I'm not the arbiter of the mechanics of internal bodily conscious experience, however, so, grains of salt and all that ¯\_(ツ)_/¯
So true. And in fact I would argue that it is more often than not the opposite (they apply logic to things that are not, in fact, at all straightforward logical - like biology)
OTOH, if "simple logic" (or, often enough, thinking from first principles) seems solid, and no one seems able to point out a specific error in logic or a specific faulty assumption, and all the criticism boils down to "smart people write smart papers on this therefore you know nothing therefore you are wrong" - I'll put my bet on the "simple logic".
Before the Snowden leaks, it was generally considered to be a conspiracy theory, that the NSA hacks allmost everyone, ignoring any law.
But to technical people, it was a sound theory, that proofed out to be right.
That's the difference between a theory that lizard people invented Covid, or that Kubrick shot the moon landing.
Those theories fall apart very quickly, if you apply logic.
So I am no fan of appeal to authority arguments. If the experts are real experts, then they can use logic, to simply show where the layperson's arguments are flawed, where it is missing context or deep understanding of the field and point in the right direction. But if they cannot - then maybe the layperson has a point.
Conspiracy theories make several bad assumptions that are easy to spot once you know what they are. Sure, that's knowledge, but arguably generic one.
What I'm saying is, "you don't know a thing 'cause it's not your field" is a good heuristic in absence of any extra information, but if the logic is sound, the author seems to have high generic skills in reasoning/logic/rationality and good model of the world, and no one closer to the field is raising any specific objections, then that heuristic breaks down, as it's becoming more likely that the author got the gist of it right.
I wouldnt rely nor use this approach at all, it is not only dangerous but feels useless
>logic is sound, the author seems to have high generic skills in reasoning/logic/rationality and good model of the world
What is good model of the world? The one that is coherent with yours?

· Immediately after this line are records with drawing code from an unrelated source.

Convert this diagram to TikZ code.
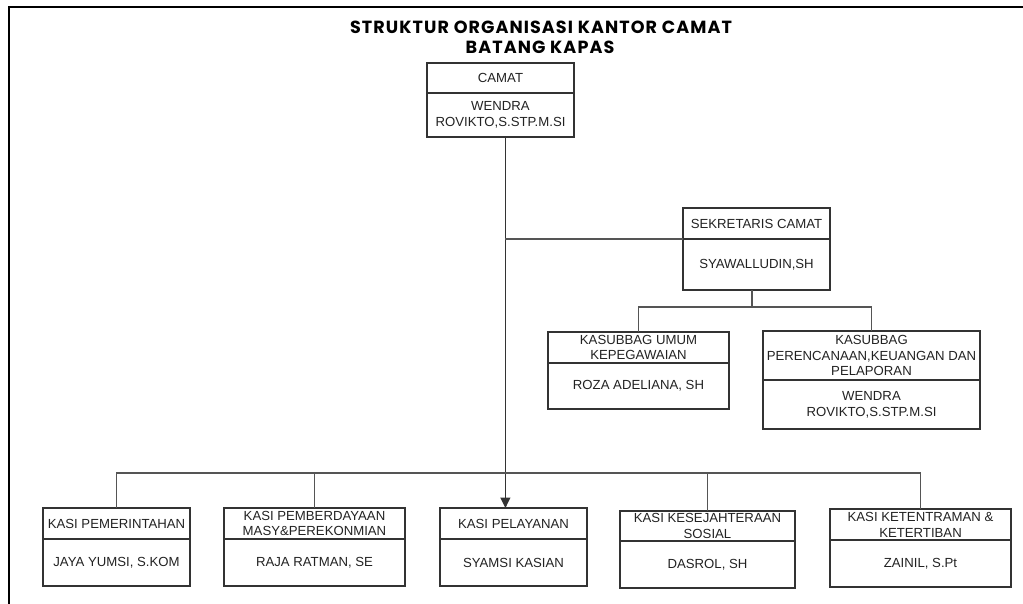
\documentclass[tikz,border=0pt]{standalone}
\usepackage{fontspec}
\setmainfont{Liberation Sans}
\newfontfamily\titlefont{Poppins}[LetterSpace=6]
\usetikzlibrary{arrows.meta, positioning}

\definecolor{boxline}{HTML}{333333}
\definecolor{linkline}{HTML}{555555}
\definecolor{boxtext}{HTML}{222222}

\begin{document}
\begin{tikzpicture}[
    x=0.02cm, y=-0.02cm,
    every node/.style={font=\fontsize{7.5}{9}\selectfont, text=boxtext},
    head/.style={rectangle, draw=boxline, line width=0.8pt, inner sep=0pt, outer sep=0pt, minimum height=0.62cm, align=center},
    post/.style={rectangle, draw=boxline, line width=0.8pt, inner sep=0pt, outer sep=0pt, minimum height=0.94cm, align=center},
    link/.style={draw=linkline, line width=0.8pt},
    arrow/.style={-{Triangle[length=2.1mm, width=2mm]}, draw=boxline, line width=0.7pt},
    title/.style={font=\titlefont\bfseries\fontsize{10}{12}\selectfont, text=black},
    frame/.style={line width=1.4pt, black}
]
\useasboundingbox (0,0) rectangle (1023,604);

% ============ FRAME AND TITLE ============
\draw[frame] (1023,7) -- (9,7) -- (9,604);
\node[title] (title) at (541,27) {STRUKTUR ORGANISASI KANTOR CAMAT};
\node[title] (title2) at (540,47) {BATANG KAPAS};

% ============ CAMAT ============
\node[head, minimum width=2.94cm, minimum height=0.6cm] (camat) at (500.5,78) {CAMAT};
\node[post, minimum width=2.94cm, minimum height=0.88cm, below=0pt of camat] (camatN) {WENDRA\\ROVIKTO,S.STP.M.SI};

% ============ SEKRETARIS ============
\node[head, minimum width=2.94cm] (sek) at (756.5,223.5) {SEKRETARIS CAMAT};
\node[post, minimum width=2.94cm, minimum height=1.02cm, below=0pt of sek] (sekN) {SYAWALLUDIN,SH};

% Kasubbag
\node[head, minimum width=3.62cm] (kum) at (638.5,347.5) {KASUBBAG UMUM\\KEPEGAWAIAN};
\node[post, minimum width=3.62cm, minimum height=0.92cm, below=0pt of kum] (kumN) {ROZA ADELIANA, SH};
\node[head, minimum width=4.34cm, minimum height=0.98cm] (kp) at (871.5,355.5) {KASUBBAG\\PERENCANAAN,KEUANGAN DAN\\PELAPORAN};
\node[post, minimum width=4.34cm, minimum height=0.98cm, below=0pt of kp] (kpN) {WENDRA\\ROVIKTO,S.STP.M.SI};

% ============ KASI (BOTTOM ROW) ============
\node[head, minimum width=2.94cm] (k1) at (116.5,523.5) {KASI PEMERINTAHAN};
\node[post, below=0pt of k1, minimum width=2.94cm] (k1N) {JAYA YUMSI, S.KOM};
\node[head, minimum width=3.62cm] (k2) at (314.5,523.5) {KASI PEMBERDAYAAN\\MASY\&PEREKONMIAN};
\node[post, below=0pt of k2, minimum width=3.62cm] (k2N) {RAJA RATMAN, SE};
\node[head, minimum width=2.94cm] (k3) at (513.5,523.5) {KASI PELAYANAN};
\node[post, below=0pt of k3, minimum width=2.94cm] (k3N) {SYAMSI KASIAN};
\node[head, minimum width=3.5cm, minimum height=0.6cm] (k4) at (707.5,526) {KASI KESEJAHTERAAN\\SOSIAL};
\node[post, below=0pt of k4, minimum width=3.5cm] (k4N) {DASROL, SH};
\node[head, minimum width=3.62cm] (k5) at (920.5,524.5) {KASI KETENTRAMAN \&\\KETERTIBAN};
\node[post, below=0pt of k5, minimum width=3.62cm] (k5N) {ZAINIL, S.Pt};

% ============ CONNECTORS ============
\coordinate (sekbus) at (752,307);
\coordinate (bus) at (505.4,473);

\draw[arrow] (camatN.south -| bus) -- (bus |- k3.north);
\draw[link] (sek.south west) -- (sek.south west -| bus);

\draw[link] (sekN.south -| sekbus) -- (sekbus);
\draw[link] (kum.north) |- (sekbus) -| (kp.north);

\draw[link] (k1.north) |- (bus) -| (k5.north);
\draw[link] (k2.north) -- (k2.north |- bus);
\draw[link] (k4.north) -- (k4.north |- bus);

\end{tikzpicture}
\end{document}
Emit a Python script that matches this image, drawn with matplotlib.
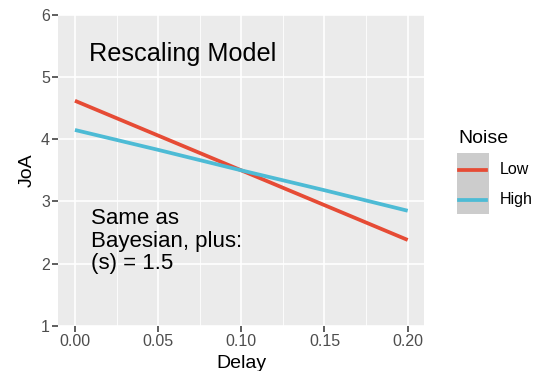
import matplotlib
matplotlib.use("Agg")
import matplotlib.pyplot as plt
from matplotlib.patches import Rectangle
from matplotlib.lines import Line2D

plt.rcParams['font.family'] = ['Liberation Sans', 'DejaVu Sans']

# values
delay = [0.00, 0.05, 0.10, 0.15, 0.20]
joa_low = [4.62, 4.06, 3.50, 2.94, 2.38]
joa_high = [4.15, 3.83, 3.50, 3.18, 2.85]
noise_levels = ["Low", "High"]
colors = ["#E64B35", "#4DBBD5"]

x_ticks = [0.00, 0.05, 0.10, 0.15, 0.20]
x_minor = [0.025, 0.075, 0.125, 0.175]
y_ticks = [1, 2, 3, 4, 5, 6]

W, H = 537, 371
fig = plt.figure(figsize=(W / 100, H / 100), dpi=100)
ax = fig.add_axes([58.3 / W, 1 - 325.7 / H, (424.3 - 58.3) / W, (325.7 - 15) / H])
ax.set_facecolor("#EBEBEB")

for xm in x_minor:
    ax.axvline(xm, color="white", lw=0.6, zorder=0)
for xt in x_ticks:
    ax.axvline(xt, color="white", lw=1.2, zorder=0)
for yt in y_ticks:
    ax.axhline(yt, color="white", lw=1.2, zorder=0)

for vals, c in zip([joa_low, joa_high], colors):
    ax.plot(delay, vals, color=c, lw=2.7, solid_capstyle="butt", zorder=3)

ax.set_xlim(-0.01, 0.21)
ax.set_ylim(1, 6)
ax.set_xticks(x_ticks)
ax.set_xticklabels(["%.2f" % v for v in x_ticks])
ax.set_yticks(y_ticks)
for s in ax.spines.values():
    s.set_visible(False)
ax.tick_params(colors="#333333", labelcolor="#4D4D4D", labelsize=11.5,
               length=4, width=1.1, pad=2)

ax.set_xlabel("Delay", fontsize=14, labelpad=4)
ax.set_ylabel("JoA", fontsize=14, labelpad=4)

ax.text(0.0082, 5.26, "Rescaling Model", fontsize=18.2, va="baseline", ha="left")
ax.text(0.0094, 2.89, "Same as\nBayesian, plus:\n(s) = 1.5", fontsize=16,
        va="top", ha="left", linespacing=1.08)

# legend drawn by hand in ggplot style
def fx(px):
    return px / W

def fy(py):
    return 1 - py / H

fig.text(fx(458), fy(143), "Noise", fontsize=14, va="baseline", ha="left")
fig.patches.append(Rectangle((fx(456.7), fy(214)), fx(32.6), (61) / H,
                             transform=fig.transFigure, facecolor="#CCCCCC",
                             edgecolor="none", figure=fig))
for i, (lab, c) in enumerate(zip(noise_levels, colors)):
    yy = 170 + 30 * i
    fig.lines.append(Line2D([fx(459), fx(486)], [fy(yy), fy(yy)], color=c, lw=2.7,
                            transform=fig.transFigure, figure=fig))
    fig.text(fx(500), fy(yy), lab, fontsize=11.5, va="center", ha="left")

fig.savefig("out.png", dpi=100)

Ive witnesses too many stupid ideas based on this "sounds logically" that Im fully against suggestions like this
But there is solution!
Just put effort into learning your stuff, so you aint gonna have to make a guess and waste time convincing yourself how rational your "not so educated guess" may sound
I think you two are collectively very close to describing “science”. It’s good to acknowledge what we don’t definitively know, but generating testable hypothesis or theories based on experiences and known phenomena is an important step.
There are topics we don’t know the truth on, so we have to theorize. For instance, dark matter, or origins of Covid, or evolution, even. We could throw our hands in the air and say “we don’t know anything”, but part of coming into knowledge is taking an educated guess on the answer, testing it, and being right or wrong. From there, we recalibrate.
The problem comes when people dogmatically defend their old, disproven hypotheses in the face of insurmountable evidence. Not situations where people have valid critiques or are skeptical, but situations which are pretty open-and-shut. For instance, flat earth has always seemed to me to be a very obviously wrong theory.